Team USA disappoints in Sochi

Emily Scott

SOCHI, Russia -- As far as the 2014 Olympics went, Americans were very good at going downhill fast. It was skating horizontally that was a problem -- regardless of what the athletes wore.

The U.S. was expected to win as many as eight medals in long track. Instead, it won zero, the team's worst showing in 30 years. It won just one medal in short track.

When a reporter referred to this Olympics as the low point for U.S. speedskating, 2006 and 2010 gold medalist Shani Davis said, "That's an understatement. We came in here being one of the most decorated disciplines in the Winter Olympics, and we come away with zero medals. It's horrible."

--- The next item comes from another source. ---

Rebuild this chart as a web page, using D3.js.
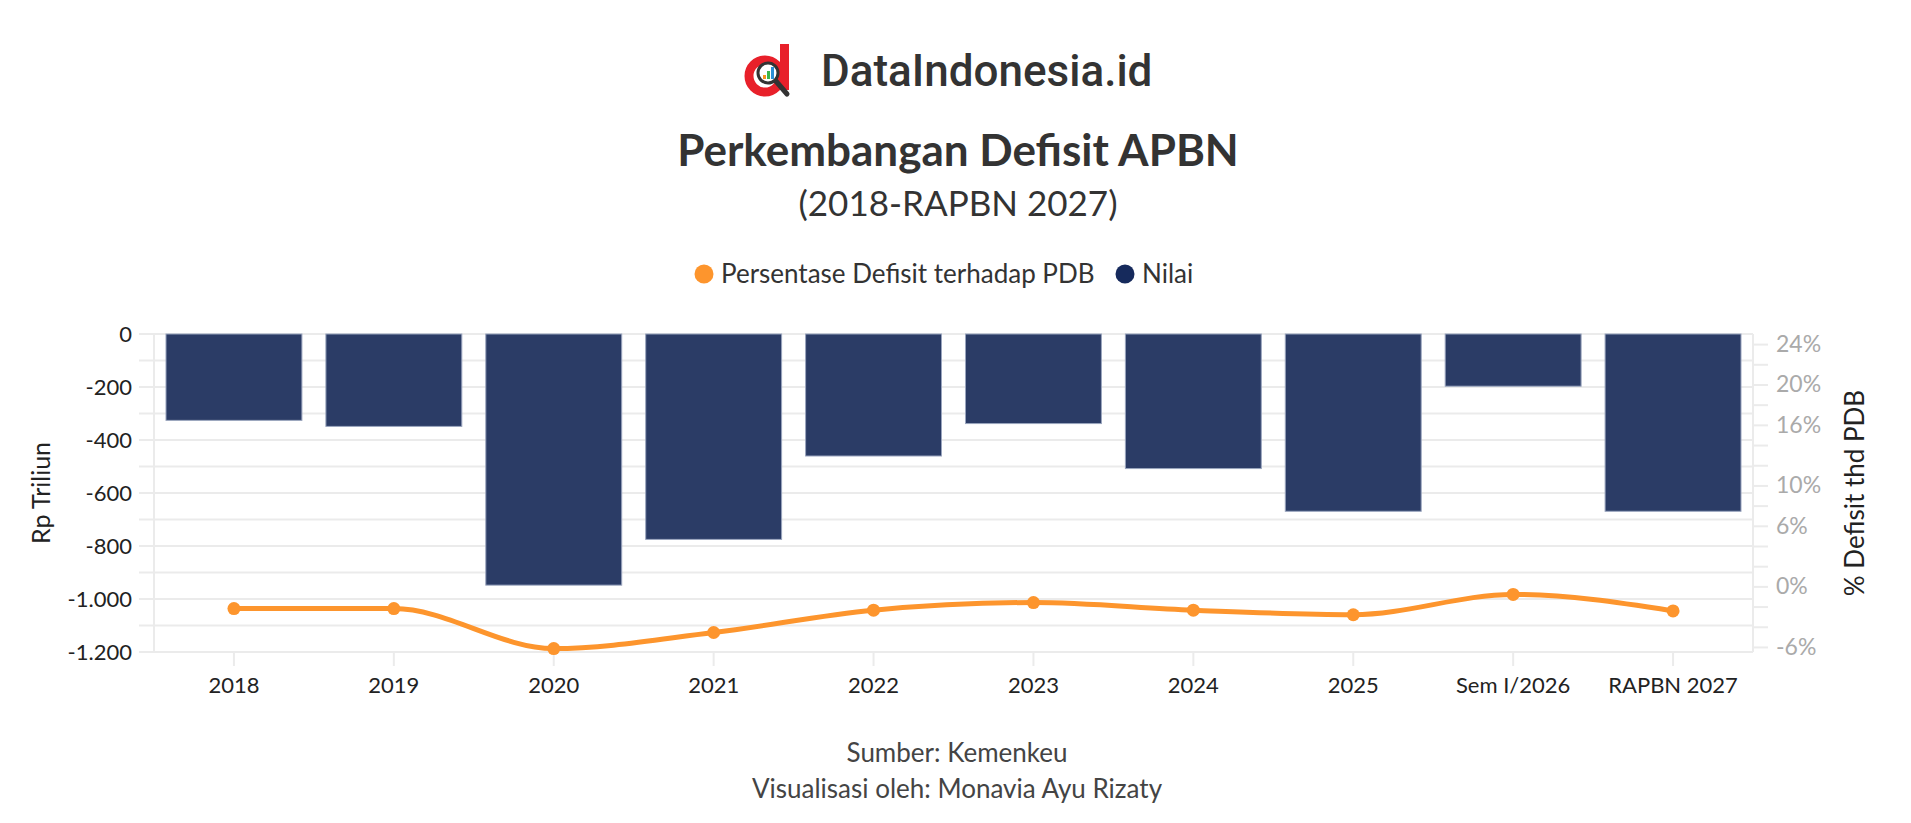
<!DOCTYPE html>
<html>
<head>
<meta charset="utf-8">
<script src="https://cdn.jsdelivr.net/npm/d3@7"></script>
<style>
  body { margin: 0; background: #fff; }
  svg { display: block; font-family: Lato, "Noto Sans", sans-serif; }
</style>
</head>
<body>
<svg id="chart" width="1911" height="823"></svg>
<script>
// data
const categories = ["2018", "2019", "2020", "2021", "2022", "2023", "2024", "2025", "Sem I/2026", "RAPBN 2027"];
const nilai = [-325.9, -348.7, -947.7, -775.1, -460.4, -338, -507.8, -669, -197, -669];
const persen = [-2.2, -2.2, -6.16, -4.57, -2.36, -1.6, -2.36, -2.81, -0.8, -2.43];

const leftTicks = [0, -200, -400, -600, -800, -1000, -1200];
const rightTicks = d3.range(-6, 25, 2);
const rightLabels = [24, 20, 16, 10, 6, 0, -6];

const navy = "#2b3c66";
const orange = "#fd952d";
const gridColor = "#ebebeb";

const svg = d3.select("#chart");
const plot = { left: 154, right: 1753, top: 334, bottom: 652 };

const x = d3.scaleBand().domain(categories).range([plot.left, plot.right]).paddingInner(0.15).paddingOuter(0.075);
const y = d3.scaleLinear().domain([-1200, 0]).range([plot.bottom, plot.top]);
const y2 = d3.scaleLinear().domain([-6.5, 25]).range([plot.bottom, plot.top]);

// logo
const logo = svg.append("g");
logo.append("circle").attr("cx", 765).attr("cy", 76).attr("r", 16)
  .attr("fill", "none").attr("stroke", "#e8202a").attr("stroke-width", 9);
logo.append("rect").attr("x", 780).attr("y", 44).attr("width", 9).attr("height", 46).attr("fill", "#e8202a");
logo.append("line").attr("x1", 775).attr("y1", 80).attr("x2", 787).attr("y2", 94)
  .attr("stroke", "#333").attr("stroke-width", 5).attr("stroke-linecap", "round");
logo.append("circle").attr("cx", 768).attr("cy", 73).attr("r", 10)
  .attr("fill", "#fff").attr("stroke", "#333").attr("stroke-width", 3);
[["#f7931e", 763, 75, 4], ["#3cb54a", 767, 71, 8], ["#2b8fd6", 771, 67, 12]].forEach(([c, bx, by, h]) => {
  logo.append("rect").attr("x", bx).attr("y", by).attr("width", 3).attr("height", h).attr("fill", c);
});
svg.append("text").attr("x", 821).attr("y", 86)
  .style("font-family", "Roboto, sans-serif").style("font-weight", 500)
  .style("font-size", "44px").attr("fill", "#333").text("DataIndonesia.id");

// titles
svg.append("text").attr("x", 958).attr("y", 166).attr("text-anchor", "middle")
  .style("font-weight", 700).style("font-size", "44px").attr("fill", "#333")
  .text("Perkembangan Defisit APBN");
svg.append("text").attr("x", 958).attr("y", 216).attr("text-anchor", "middle")
  .style("font-size", "35px").attr("fill", "#333")
  .text("(2018-RAPBN 2027)");

// legend
const legend = svg.append("g").style("font-size", "26px").attr("fill", "#333");
legend.append("circle").attr("cx", 704).attr("cy", 274).attr("r", 9.5).attr("fill", orange);
legend.append("text").attr("x", 721).attr("y", 283).text("Persentase Defisit terhadap PDB");
legend.append("circle").attr("cx", 1125).attr("cy", 274).attr("r", 9.5).attr("fill", "#162a5c");
legend.append("text").attr("x", 1142).attr("y", 283).text("Nilai");

// gridlines (every 100) with left tick marks
const grid = svg.append("g");
grid.selectAll("line").data(d3.range(-1200, 1, 100)).join("line")
  .attr("x1", plot.left - 15).attr("x2", plot.right)
  .attr("y1", d => y(d)).attr("y2", d => y(d))
  .attr("stroke", gridColor).attr("stroke-width", 2);

// axis lines
svg.append("line").attr("x1", plot.left).attr("x2", plot.left).attr("y1", plot.top).attr("y2", plot.bottom)
  .attr("stroke", gridColor).attr("stroke-width", 2);
svg.append("line").attr("x1", plot.right).attr("x2", plot.right).attr("y1", plot.top).attr("y2", plot.bottom)
  .attr("stroke", gridColor).attr("stroke-width", 2);

// left axis
const gLeft = svg.append("g").attr("transform", `translate(${plot.left - 22},0)`)
  .call(d3.axisLeft(y).tickValues(leftTicks).tickSize(0).tickPadding(0)
    .tickFormat(d => d3.format(",")(d).replace(/,/g, ".").replace("−", "-")));
gLeft.select(".domain").remove();
gLeft.selectAll("text").style("font-size", "22px").style("font-family", "Lato, sans-serif").attr("fill", "#222");

// right axis
const gRight = svg.append("g").attr("transform", `translate(${plot.right},0)`)
  .call(d3.axisRight(y2).tickValues(rightTicks).tickSize(15).tickPadding(8)
    .tickFormat(d => rightLabels.includes(d) ? (d < 0 ? "-" + Math.abs(d) : d) + "%" : ""));
gRight.select(".domain").remove();
gRight.selectAll("line").attr("stroke", gridColor).attr("stroke-width", 2);
gRight.selectAll("text").style("font-size", "23px").style("font-family", "Lato, sans-serif").attr("fill", "#aaa");

// x axis
const gX = svg.append("g").attr("transform", `translate(0,${plot.bottom})`)
  .call(d3.axisBottom(x).tickSize(14).tickPadding(11));
gX.select(".domain").remove();
gX.selectAll("line").attr("stroke", gridColor).attr("stroke-width", 2);
gX.selectAll("text").style("font-size", "22px").style("font-family", "Lato, sans-serif").attr("fill", "#222");

// axis titles
svg.append("text").attr("transform", `translate(50,${(plot.top + plot.bottom) / 2}) rotate(-90)`)
  .attr("text-anchor", "middle").style("font-size", "25px").attr("fill", "#222").text("Rp Triliun");
svg.append("text").attr("transform", `translate(1864,${(plot.top + plot.bottom) / 2}) rotate(-90)`)
  .attr("text-anchor", "middle").style("font-size", "26px").attr("fill", "#222").text("% Defisit thd PDB");

// bars
svg.append("g").selectAll("rect").data(categories).join("rect")
  .attr("x", d => x(d))
  .attr("y", y(0))
  .attr("width", x.bandwidth())
  .attr("height", (d, i) => y(nilai[i]) - y(0))
  .attr("fill", navy)
  .attr("stroke", "#9aa5be").attr("stroke-width", 1);

// line
const pts = categories.map((c, i) => [x(c) + x.bandwidth() / 2, y2(persen[i])]);
svg.append("path").datum(pts)
  .attr("d", d3.line().curve(d3.curveMonotoneX))
  .attr("fill", "none").attr("stroke", orange).attr("stroke-width", 5);
svg.append("g").selectAll("circle").data(pts).join("circle")
  .attr("cx", d => d[0]).attr("cy", d => d[1]).attr("r", 6.5).attr("fill", orange);

// footer
svg.append("text").attr("x", 957).attr("y", 762).attr("text-anchor", "middle")
  .style("font-size", "26px").attr("fill", "#444").text("Sumber: Kemenkeu");
svg.append("text").attr("x", 957).attr("y", 798).attr("text-anchor", "middle")
  .style("font-size", "26px").attr("fill", "#444").text("Visualisasi oleh: Monavia Ayu Rizaty");
</script>
</body>
</html>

Was it the Under Armour skinsuits that were supposed to significantly lower times? The decision to hold the team's pre-Olympics training at altitude rather than on slower ice at sea level? Bad tapering? Dysfunction inside U.S. speedskating? All those might be contributing factors, but even together they don't adequately explain how athletes who won so many races on the World Cup circuit could all suddenly fail so badly here.

Davis said he has a few ideas of what went wrong but did not reveal them. He did say a program overhaul is necessary.

"We have to destroy and rebuild," he said. "We have to start at ground zero and build up again if we're going to continue onto 2018."

Skiing horizontally also was an issue. Cross-country is a great sport enjoyed by many Americans but is still not mainstream. Kikkan Randall was determined to change that. She not only was favored to win America's first cross-country medal since 1976 but also could put cross-country on the national radar. Instead, the world sprint champion failed to reach the semifinals in the women's sprint, and the U.S. struggled in the other cross-country events as well.

"It's rough. But that's sport, right?" Randall said of her disappointing sprint race. "You prepare your whole life for something like this, and it's over in two and a half minutes."

And then there was hockey.

The U.S. men had a stirring moment in their game against Russia when T.J. Oshie turned himself into a household name by scoring in a shootout to beat America's former rival. That didn't have the magic of the 1980 Miracle on Ice, though. The 1980 game was a different era, when we sent our amateurs to the Olympics, not millionaire NHL players who are teammates of the Russians much of the year.

Additionally, not only was there no gold medal, there was no medal at all, thanks to losses to Canada and Finland.

At least the men have the NHL to go back to. There is no NHL for the women. Their one focus and goal is the Olympic gold medal. Due to the lack of world competition, it was a foregone conclusion the U.S. would play Canada in the gold-medal game, just as in every Olympics. And just as usual in the Olympics, Canada won, rallying from a 2-0 deficit in the third period to win 3-2 in overtime. That nearly felt like sudden death for the Americans.

As Jocelyne Lamoureux, said, their gold-medal chance "only comes around once every four years. It just sucks."